By Film & TV Editor and Contributors
Here at TV and Film, we asked our readers to send in their opinion on who is the best dressed character in the land of Showbiz. Have a read, gain some style tips and perhaps get inspired to try out a new film!
Cecilia Tallis (Atonement) – Olivia Moody
The dresses designed for the 2007 adaptation of Ian McEwan’s Atonement are doubtless among the film’s most memorable aspects, none more so than those worn by Kiera Knightley’s Cecilia Tallis.
Cecilia dresses with the elegance of many pre-World War II middle-class women: in silks and laces, in soft colours and delicate cuts. Her clothes act as vehicles through which McEwan’s story is told. Her nude blouse and silk skirt combo of the film’s opening scene (and its consequent near-sheerness upon jumping into a fountain) establishes a sexual chemistry that unfolds between her and James McAvoy’s Robbie Turner – an intimacy explored further through a green dress worn by Cecilia in what becomes the film’s most pivotal scene.
With a daringly low back, ruching at the waist, and a flowing, floor-length skirt, this green dress is considered one of the most iconic in recent cinematic history.
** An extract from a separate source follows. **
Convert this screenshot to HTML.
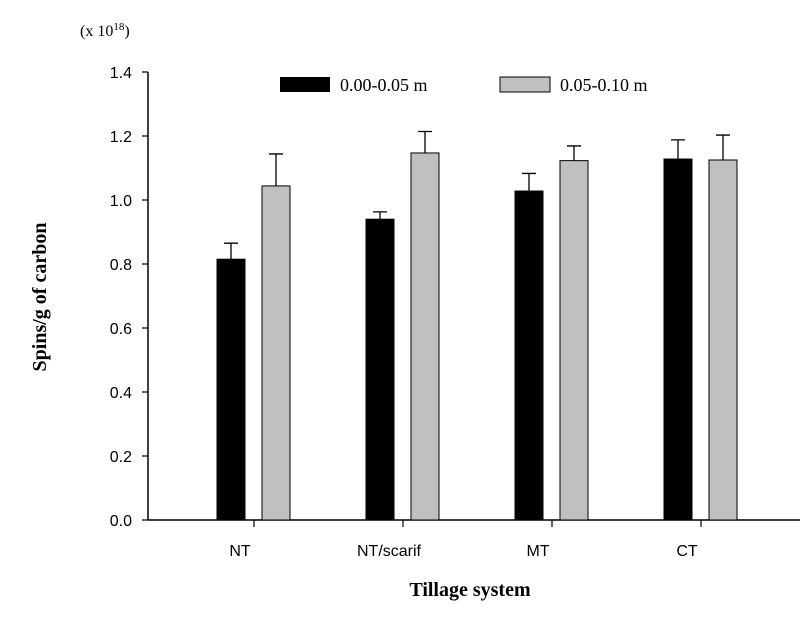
<!DOCTYPE html>
<html><head><meta charset="utf-8"><style>
body{margin:0;background:#fff;width:810px;height:612px;overflow:hidden}
</style></head><body>
<svg width="810" height="612" xmlns="http://www.w3.org/2000/svg">
<g id="g"></g>
</svg>
<script>
const categories=["NT","NT/scarif","MT","CT"];
const shallow=[0.815,0.94,1.028,1.128];
const shallowErr=[0.05,0.023,0.055,0.06];
const deep=[1.044,1.147,1.123,1.125];
const deepErr=[0.1,0.067,0.046,0.078];
const yTicks=[0,0.2,0.4,0.6,0.8,1.0,1.2,1.4];
const ns="http://www.w3.org/2000/svg";
const g=document.getElementById('g');
const y=v=>520-v*320;
const xc=i=>254+i*149;
function mk(t,a,txt){const e=document.createElementNS(ns,t);for(const k in a)e.setAttribute(k,a[k]);if(txt!=null)e.textContent=txt;g.appendChild(e);return e;}
// axes
let e=mk('line',{x1:148,y1:72,x2:148,y2:520,stroke:'#000','stroke-width':1.5});

e=mk('line',{x1:148,y1:520,x2:800,y2:520,stroke:'#000','stroke-width':1.5});

yTicks.forEach(v=>{
 let t=mk('line',{x1:142,y1:y(v),x2:148,y2:y(v),stroke:'#000','stroke-width':1.2});
 
 let l=mk('text',{x:132,y:y(v)+6,'text-anchor':'end','font-family':'Liberation Sans, sans-serif','font-size':16},v.toFixed(1));
 
});
categories.forEach((c,i)=>{
 let t=mk('line',{x1:xc(i),y1:520,x2:xc(i),y2:527,stroke:'#000','stroke-width':1.2});
 
 let l=mk('text',{x:xc(i)-14,y:556,'text-anchor':'middle','font-family':'Liberation Sans, sans-serif','font-size':16},c);
 
 [[shallow,shallowErr,-37,'#000','shallow'],[deep,deepErr,8,'#c0c0c0','deep']].forEach(([vals,errs,off,fill,nm])=>{
  const x0=xc(i)+off, v=vals[i], top=y(v), et=y(v+errs[i]);
  let b=mk('rect',{x:x0,y:top,width:28,height:520-top,fill:fill,stroke:'#000','stroke-width':1});
  
  let el=mk('path',{d:`M${x0+14},${top}V${et}M${x0+7},${et}H${x0+21}`,stroke:'#000','stroke-width':1.3,fill:'none'});
  
 });
});
</script>
<svg width="810" height="612" style="position:absolute;left:0;top:0">
<text x="80" y="36" font-family="Liberation Serif, serif" font-size="16">(x 10<tspan dy="-6" font-size="11">18</tspan><tspan dy="6">)</tspan></text>
<rect x="280" y="77" width="50" height="15" fill="#000"/>
<text x="340" y="91" font-family="Liberation Serif, serif" font-size="18">0.00-0.05 m</text>
<rect x="500" y="77" width="50" height="15" fill="#c0c0c0" stroke="#000"/>
<text x="560" y="91" font-family="Liberation Serif, serif" font-size="18">0.05-0.10 m</text>
<text x="470" y="596" text-anchor="middle" font-family="Liberation Serif, serif" font-weight="bold" font-size="20">Tillage system</text>
<text transform="translate(46,297) rotate(-90)" text-anchor="middle" font-family="Liberation Serif, serif" font-weight="bold" font-size="20">Spins/g of carbon</text>
</svg>
</body></html>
Though arguably more modern than the fashion of 1934, its spaghetti straps and V-neck imitate contemporary Chanel and emulate the air of sophistication Cecilia carries.
Amelie (Amelie) – Lily Webber
I first watched Amelie when I was a teenager and quickly fell in love with the quirky Parisian rom-com and its stylish rumination on the meaning of life and what it is to be a dreamer.
The queen of the capsule wardrobe, Amelie reuses iconic pieces throughout the film. Her dedication to a midlength skirt/blazer combo is as consistent as the film’s commitment to its green, yellow and red colour palette. The best dressed ‘godmother of outcasts’ often sports the same burgundy lace midi skirt, sometimes to create a monochrome look with a red blazer and a red floral top. Even Amelie’s umbrella and her washing up gloves are the same vivid red as her father’s garden gnome’s hat.
Often Amelie contrasts skirts and polka dot cardigans with blazers and boxy leather coats in order to create a look that balances between the masculine and the feminine. And every outfit is accessorised with her iconic black bob and staple chunky black shoes.
Nino is told ‘you’ve always known her in your dreams’ and I’m pretty sure that I’ve known Amelie’s wardrobe in mine, both the film and her style will always be timeless in my eyes.
Sally Albright (When Harry Met Sally) – Aadira Parakkat
As October settles in , and I’m preparing for a change in temperament from Hong Kong’s warm humid summer to Durham’s bitter cold and early sundown, I find myself blankly staring at an empty suitcase. I’m a summer baby through and through, so when it comes to the colder months, I routinely turn to the quintessential romcom, When Harry Met Sally, for inspiration. It’s the ideal film, with its romantic setting of autumnal New York, warm-toned snapshot of the late 80s, and notably, costume designer Gloria Gresham’s fashion concepts.
Sally Albright has always been the embodiment of autumnal couture; her untameable hair and dramatic sleeves represent everything I dream to emulate. Despite my resentment for shoulder pads, an Albright wardrobe staple, her casual looks are what personally stand out the most, such as the red sweater she wears on a museum visit with Harry, or the black turtleneck and thin rimmed glasses combo she sports at home. As a character, Sally knows exactly what she wants, and each of her outfits display a similar personality. While it’s most likely that the only Sally Albright look I’ll replicate is her iconic heartbreak-chic bathrobe ensemble, it’s nevertheless always a joy to escape into the romantic climate of this timeless film when faulty radiators fail to keep me warm in the biting cold.